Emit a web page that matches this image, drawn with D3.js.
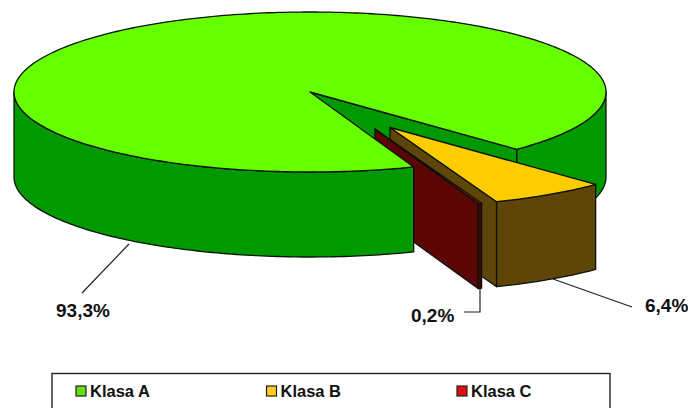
<!DOCTYPE html>
<html>
<head>
<meta charset="utf-8">
<script src="https://cdn.jsdelivr.net/npm/d3@7/dist/d3.min.js"></script>
<style>
html,body{margin:0;padding:0;background:#fff;overflow:hidden}
text{font-family:"Liberation Sans",Arial,sans-serif;font-weight:bold;fill:#111}
</style>
</head>
<body>
<script>
// Share of items per class
const categories = ["Klasa A", "Klasa B", "Klasa C"];
const shares = [93.3, 6.4, 0.2];
const shareLabels = ["93,3%", "6,4%", "0,2%"];

const width = 688, height = 408;
const centre = {x: 310, y: 92}, rx = 296, ry = 80, depth = 85;
const deg = Math.PI / 180;
const firstSliceStart = 159.5 * deg;

const palette = {
  "Klasa A": {top: "#66ff00", wall: "#009900", cut: "#009900", key: "#66dd11"},
  "Klasa B": {top: "#ffcc00", wall: "#5f4608", cut: "#5f4608", key: "#ffcc22"},
  "Klasa C": {top: "#8f1208", wall: "#4a0404", cut: "#5c0505", key: "#dd1111"}
};
// Pull-out of the two small slices, in pixels
const pullOut = {
  "Klasa A": {dx: 0, dy: 0, r: 1},
  "Klasa B": {dx: 80, dy: 35.5, r: 0.995},
  "Klasa C": {dx: 65, dy: 37, r: 0.995}
};

const svg = d3.select("body").append("svg")
  .attr("width", width).attr("height", height)
  .style("display", "block");

const px = d3.scaleLinear().domain([-1, 1]).range([centre.x - rx, centre.x + rx]);
const py = d3.scaleLinear().domain([-1, 1]).range([centre.y - ry, centre.y + ry]);

// Pie angles measured clockwise from twelve o'clock; the first slice starts low on the right
const pie = d3.pie().sort(null).startAngle(firstSliceStart).endAngle(firstSliceStart + 2 * Math.PI);
const slices = pie(shares).map((d, i) => ({...d, name: categories[i]}));

const line = d3.line();

function point(a, s, r, z) {
  const o = pullOut[s.name];
  return [px(r * Math.sin(a)) + o.dx, py(-r * Math.cos(a)) + o.dy + z];
}
function rim(s, from, to, z) {
  const r = pullOut[s.name].r;
  const n = Math.max(2, Math.ceil(Math.abs(to - from) / (1 * deg)));
  return d3.range(n + 1).map(i => point(from + (to - from) * i / n, s, r, z));
}
function draw(pts, fill) {
  svg.append("path").attr("d", line(pts) + "Z")
    .attr("fill", fill).attr("stroke", "#0b120b")
    .attr("stroke-width", 1.3).attr("stroke-linejoin", "round");
}
function topFace(s) {
  draw([point(0, s, 0, 0), ...rim(s, s.startAngle, s.endAngle, 0)], palette[s.name].top);
}
function outerWall(s, from, to) {
  draw([...rim(s, from, to, 0), ...rim(s, to, from, depth)], palette[s.name].wall);
}
function cutFace(s, a) {
  const r = pullOut[s.name].r;
  draw([point(0, s, 0, 0), point(a, s, r, 0), point(a, s, r, depth), point(0, s, 0, depth)],
       palette[s.name].cut);
}

const [sA, sB, sC] = slices;

// Far side first, so nearer faces paint over it
outerWall(sA, 360 * deg + 90 * deg, sA.endAngle);
cutFace(sA, sA.endAngle);

cutFace(sB, sB.endAngle);
outerWall(sB, sB.startAngle, sB.endAngle);
topFace(sB);

cutFace(sC, sC.endAngle);
outerWall(sC, sC.startAngle, sC.endAngle);
topFace(sC);

outerWall(sA, sA.startAngle, 270 * deg);
topFace(sA);

// Leader lines and value labels
const leaders = [
  [[129, 244], [82, 293]],
  [[553, 279], [632, 307]],
  [[480, 289], [480, 312], [464, 312]]
];
const labelAnchors = [[56, 317], [645, 312], [411, 322]];
leaders.forEach(pts => svg.append("path").attr("d", line(pts))
  .attr("fill", "none").attr("stroke", "#222").attr("stroke-width", 1.2));
shareLabels.forEach((t, i) => svg.append("text")
  .attr("x", labelAnchors[i][0]).attr("y", labelAnchors[i][1])
  .attr("font-size", 19).text(t));

// Legend box runs off the bottom edge
svg.append("rect").attr("x", 52).attr("y", 373.5).attr("width", 558).attr("height", 60)
  .attr("fill", "#fff").attr("stroke", "#222").attr("stroke-width", 1.4);
const legendX = d3.scalePoint().domain(categories).range([76, 457]);
categories.forEach(c => {
  const x = legendX(c);
  svg.append("rect").attr("x", x).attr("y", 386).attr("width", 10).attr("height", 10)
    .attr("fill", palette[c].key).attr("stroke", "#222").attr("stroke-width", 1.2);
  svg.append("text").attr("x", x + 14).attr("y", 397).attr("font-size", 16.5).text(c);
});
</script>
</body>
</html>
-*-*-
What you have to do – Please reproduce the listing exactly from its opening line through the line that contains "const py = d3.scaleLinear().domain([-1, 1]).range([centre.y", both included, with all pictures omitted.

Result of this task –
Emit a web page that matches this image, drawn with D3.js.
<!DOCTYPE html>
<html>
<head>
<meta charset="utf-8">
<script src="https://cdn.jsdelivr.net/npm/d3@7/dist/d3.min.js"></script>
<style>
html,body{margin:0;padding:0;background:#fff;overflow:hidden}
text{font-family:"Liberation Sans",Arial,sans-serif;font-weight:bold;fill:#111}
</style>
</head>
<body>
<script>
// Share of items per class
const categories = ["Klasa A", "Klasa B", "Klasa C"];
const shares = [93.3, 6.4, 0.2];
const shareLabels = ["93,3%", "6,4%", "0,2%"];

const width = 688, height = 408;
const centre = {x: 310, y: 92}, rx = 296, ry = 80, depth = 85;
const deg = Math.PI / 180;
const firstSliceStart = 159.5 * deg;

const palette = {
  "Klasa A": {top: "#66ff00", wall: "#009900", cut: "#009900", key: "#66dd11"},
  "Klasa B": {top: "#ffcc00", wall: "#5f4608", cut: "#5f4608", key: "#ffcc22"},
  "Klasa C": {top: "#8f1208", wall: "#4a0404", cut: "#5c0505", key: "#dd1111"}
};
// Pull-out of the two small slices, in pixels
const pullOut = {
  "Klasa A": {dx: 0, dy: 0, r: 1},
  "Klasa B": {dx: 80, dy: 35.5, r: 0.995},
  "Klasa C": {dx: 65, dy: 37, r: 0.995}
};

const svg = d3.select("body").append("svg")
  .attr("width", width).attr("height", height)
  .style("display", "block");

const px = d3.scaleLinear().domain([-1, 1]).range([centre.x - rx, centre.x + rx]);
const py = d3.scaleLinear().domain([-1, 1]).range([centre.y - ry, centre.y + ry]);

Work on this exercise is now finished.